Niemand waagt zich aan offline attributie
Een andere olifant in de kamer is het offline vraagstuk. Als iemand in de auto naar een radiospot luistert, op tv een reclameblok op de achtergrond voorbij laat gaan of op straat langs een billboard loopt draagt dit waarschijnlijk meer bij aan conversie of het laden van een merk dan een online advertentie. Dit wordt onder meer onderschreven door de beroemdste marketeer van onze tijd Byron Sharp en de meest gezaghebbende media-analisten Les Binet en Peter Field. Toch wordt het attributiespel vooral gespeeld door online marketeers. De vraag is natuurlijk hoe je de impact van offline reclame kunt meten.
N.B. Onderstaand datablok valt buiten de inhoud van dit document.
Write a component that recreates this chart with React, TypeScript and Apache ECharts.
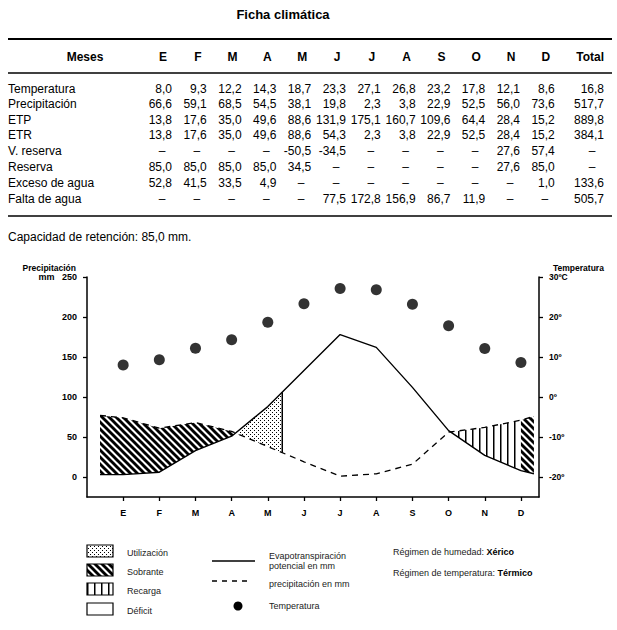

Een andere olifant in de kamer is het offline vraagstuk
De harde waarheid is dat goede voorspellingen alleen gemaakt kunnen worden met onelegante predictive modeling-theorieën, duizenden uren aan testen van duizenden attributen, en het integreren van offline insights door bijvoorbeeld de uitzendschema’s van radio en televisie-exploitanten te monitoren. Het is voor de meeste data agencies te riskant om in dit soort technologie te investeren, waardoor zij blijven terugvallen op inaccurate software en business modellen die vooral leunen op dure consultancy-uren. Gelukkig zijn er ook pioniers zoals Datafy, die het taaie huiswerk gedisciplineerd hebben afgemaakt en met complexe pixels en cross-device tracking technologie het hele attributiespel op zijn kop zetten.
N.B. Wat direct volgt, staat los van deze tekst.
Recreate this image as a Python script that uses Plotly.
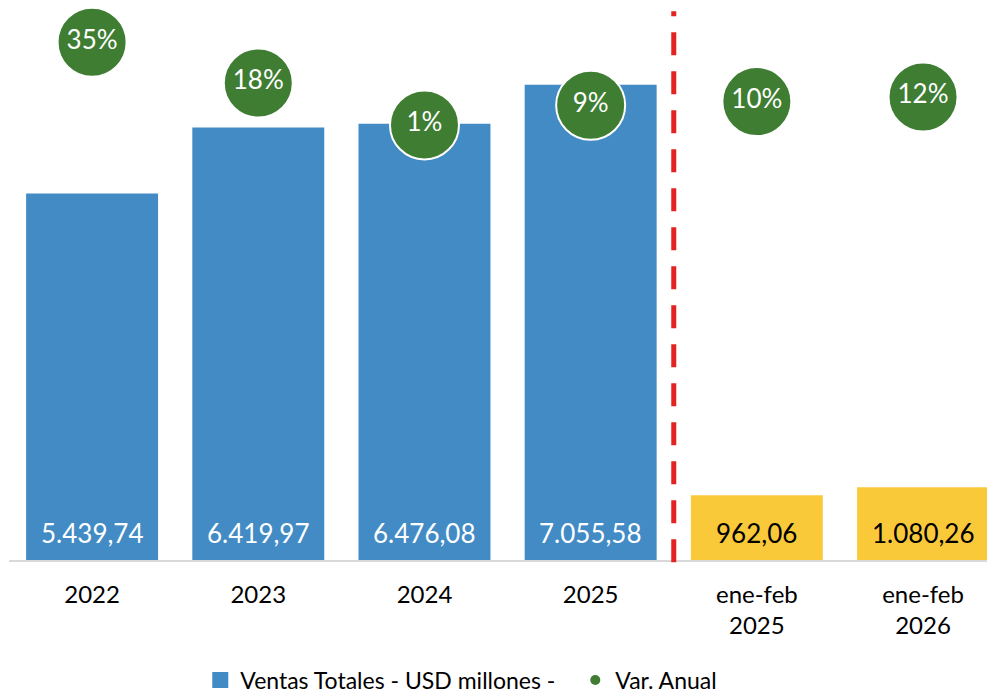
import plotly.graph_objects as go

# ---- data ----
categories = ["2022", "2023", "2024", "2025", "ene-feb<br>2025", "ene-feb<br>2026"]
ventas = [5439.74, 6419.97, 6476.08, 7055.58, 962.06, 1080.26]
var_anual = [34.6, 18.0, 0.9, 8.9, 10.4, 12.3]

# ---- styles ----
BLUE = "#428BC5"
YELLOW = "#FAC93A"
GREEN = "#3E7D32"
bar_colors = [BLUE] * 4 + [YELLOW] * 2
label_colors = ["white"] * 4 + ["black"] * 2
FONT = "Lato"


def es_format(v):
    s = f"{v:,.2f}"
    return s.replace(",", "X").replace(".", ",").replace("X", ".")


fig = go.Figure()

fig.add_trace(go.Bar(
    x=categories, y=ventas,
    name="Ventas Totales - USD millones -",
    marker=dict(color=bar_colors, line=dict(width=0)),
    showlegend=False,
))

fig.add_trace(go.Scatter(
    x=categories, y=var_anual, yaxis="y2",
    mode="markers+text",
    name="Var. Anual",
    marker=dict(color=GREEN, size=69, line=dict(color="white", width=2)),
    texttemplate="%{y:.0f}%",
    textposition="middle center",
    textfont=dict(family=FONT, size=26, color="white"),
    showlegend=False,
    cliponaxis=False,
))

# legend-only entries
fig.add_trace(go.Scatter(x=[None], y=[None], mode="markers", name="Ventas Totales - USD millones -",
                         marker=dict(color=BLUE, symbol="square", size=16), showlegend=True))
fig.add_trace(go.Scatter(x=[None], y=[None], yaxis="y2", mode="markers", name="Var. Anual",
                         marker=dict(color=GREEN, size=10), showlegend=True))

# value labels at the base of each bar (category index positions)
for i, (v, col) in enumerate(zip(ventas, label_colors)):
    fig.add_annotation(x=i, y=0, xref="x", yref="y", text=es_format(v),
                       showarrow=False, yanchor="middle", yshift=27,
                       font=dict(family=FONT, size=26, color=col))

# separator between annual and partial-year data
sep_x = (categories.index("2025") + categories.index("ene-feb<br>2025")) / 2
fig.add_shape(type="line", xref="x", yref="paper",
              x0=sep_x, x1=sep_x, y0=-0.004, y1=1.018,
              line=dict(color="#E32222", width=5, dash="23px,16px"), layer="above")

# page body adds an 8px offset; size the figure so the plot lands where the reference has it
fig.update_layout(
    width=987, height=685,
    margin=dict(l=1, r=0, t=13, b=133),
    plot_bgcolor="white", paper_bgcolor="white",
    bargap=0.206,
    font=dict(family=FONT, color="black"),
    xaxis=dict(
        type="category", range=[-0.5, 5.433],
        showgrid=False, zeroline=False,
        showline=True, linecolor="#D9D9D9", linewidth=2,
        ticks="", tickfont=dict(family=FONT, size=24, color="black"),
        ticklabelstandoff=12,
    ),
    yaxis=dict(range=[0, 8000], visible=False, showgrid=False, zeroline=False),
    yaxis2=dict(range=[-176.7, 43.3], overlaying="y", visible=False,
                showgrid=False, zeroline=False),
    legend=dict(orientation="h", xref="paper", yref="container",
                x=0.194, xanchor="left", y=0.019, yanchor="middle",
                entrywidth=330, entrywidthmode="pixels",
                font=dict(family=FONT, size=23, color="black"),
                traceorder="normal"),
)

fig.write_html("out.html")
Uiteindelijk draait het om resultaat
Hoewel de black box voor de normale sterveling altijd zal blijven bestaan kunnen we de software gelukkig wel beoordelen op de output. Wij zijn met Datafy in contact gekomen omdat zij iedere aanbesteding winnen, grote merken in allerlei sectoren hebben geholpen (tot wel 25 procent stijging in sales met 33 procent minder marketingbudget, en 100 procent stijging in sales met hetzelfde marketingbudget), en hun klanten ook helpen hun eigen data scientists op te leiden en vrij te spelen van taken die geautomatiseerd kunnen worden.
Pas na optimalisatie komt innovatie
Of dit soort pioniers uiteindelijk bij alle adverteerders dezelfde rol in optimalisatie gaan vervullen weten we nog niet, maar de grootste eye opener voor ons is dat data science in een nieuwe fase terecht is gekomen. De meeste optimalisatievraagstukken zijn ergens in de wereld al opgelost, en de eerste tech-bedrijven zijn bezig om deze best practices samen te brengen in holistische software, zodat hun klanten zich bezig kunnen houden met innovatie. Doe je mee?